Great - I believe this is working now… yep 1000 is the size of my full data -> so that can be replaced with X.size(0).

# Loading training and test data

dataset_name = 'oilflow'
test_size = 100
n, d, q, X, Y, lb = load_real_data(dataset_name)
Y = Y @ Y.std(axis=0).diag().inverse()

q = 2

# initialize the kernel and model
pyro.clear_param_store()
kernel = gp.kernels.RBF(input_dim=q, lengthscale=torch.ones(q))
likelihood = gp.likelihoods.Gaussian()

latent_prior_mean = torch.zeros(Y.size(0), q)
X_init = float_tensor(PCA(q).fit_transform(Y))
X = X_init

optimizer = pyro.optim.Adam({"lr": 0.01})
svgp = gp.models.VariationalSparseGP(X, Y.T, kernel, Xu, likelihood, num_data=X_init.size(0))

### training with SVI style syntax
svi = SVI(model, guide, optimizer, Trace_ELBO())

num_steps = 5000
losses = np.zeros(num_steps)
bar = tqdm(range(num_steps))
for i in  bar:
    idx = get_batch_idx(Y, 100)
    losses[i] = svi.step(idx)
    bar.set_description(str(int(losses[i])))
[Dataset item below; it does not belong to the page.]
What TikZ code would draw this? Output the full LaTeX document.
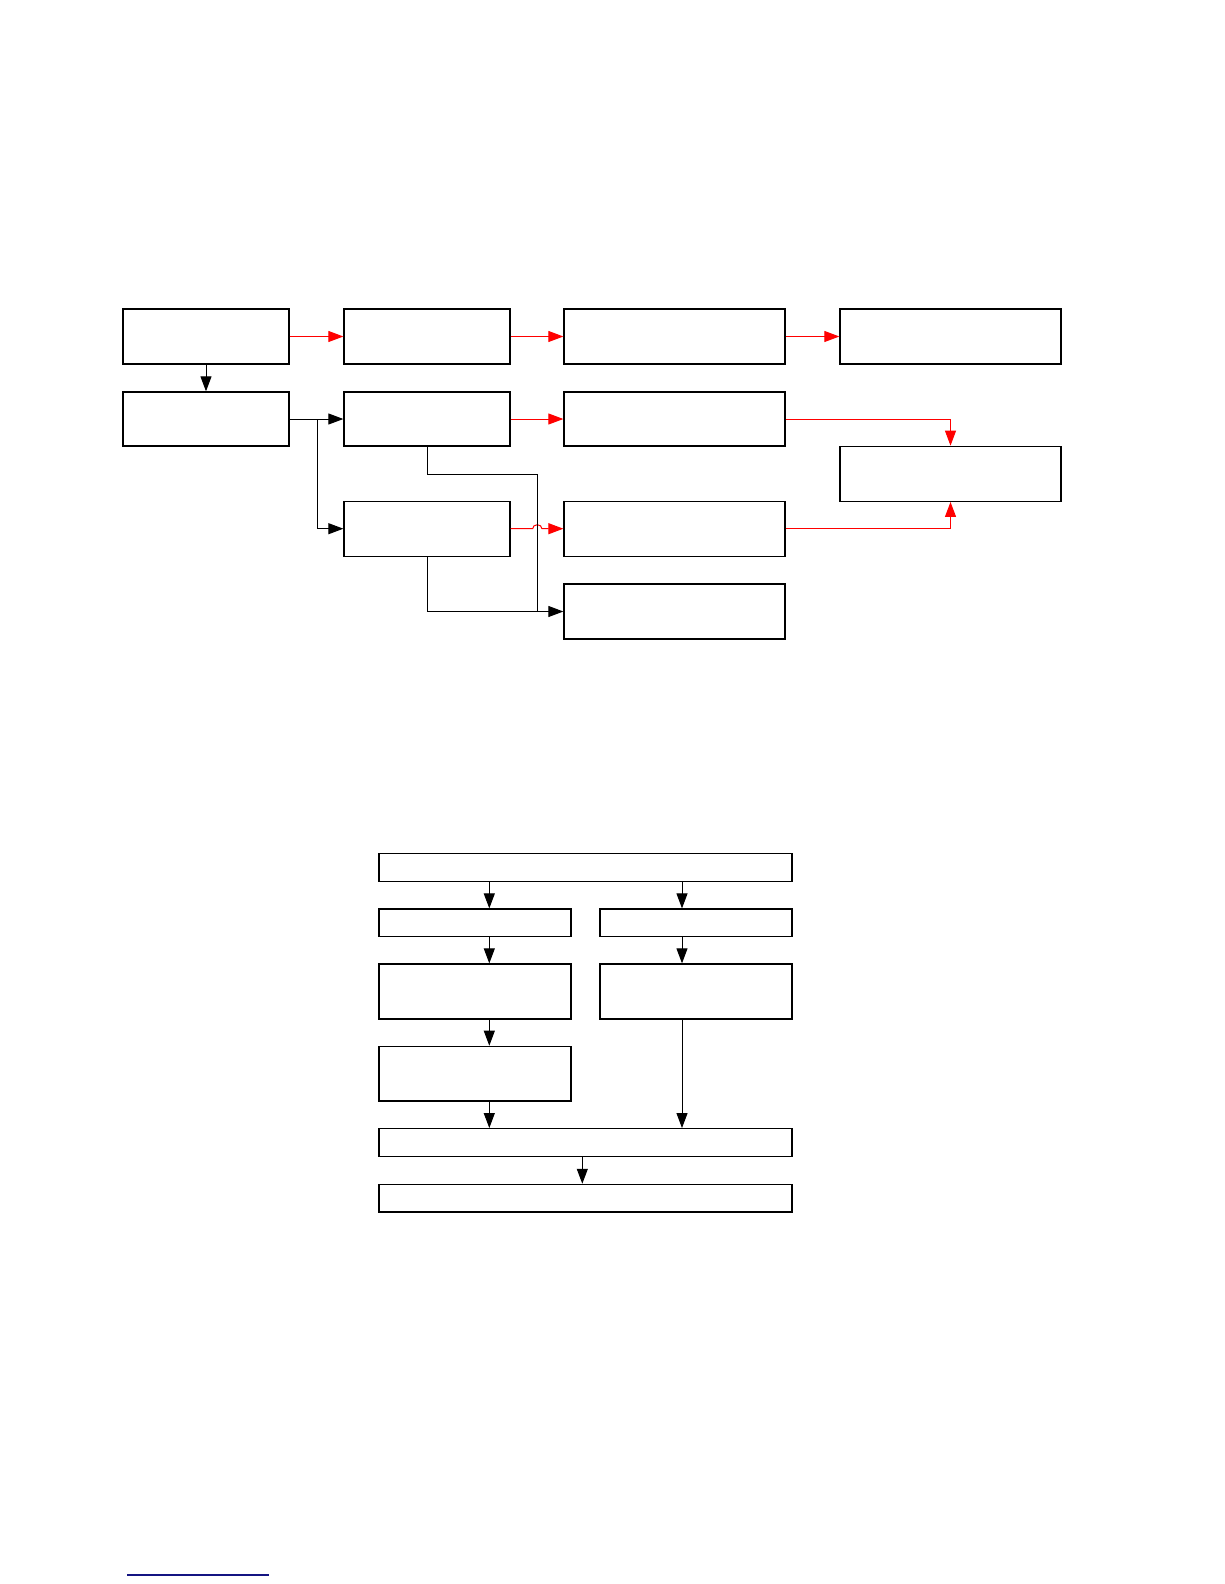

After running this I extract the learnt latent X’s with:

X = svgp.X.detach() <- the size of X here is that of the mini-batch
plt.figure()
plt.scatter(X[:,0], X[:,1], c=lb)

How can I retrieve / persist the full X after training? Thanks.

All information about X is available in params x_loc, x_scale. You can use pyro.param("x_loc") to get what you want.

The probabilistic model is: take a batch of xloc, xscale, sample x from Normal(xloc, xscale), put that sample to gp with the corresponding batch of y. The code shows exactly that. :slight_smile: Also, if you want to optimize the performance, use TraceMeanField_ELBO. It is recommended for GP models.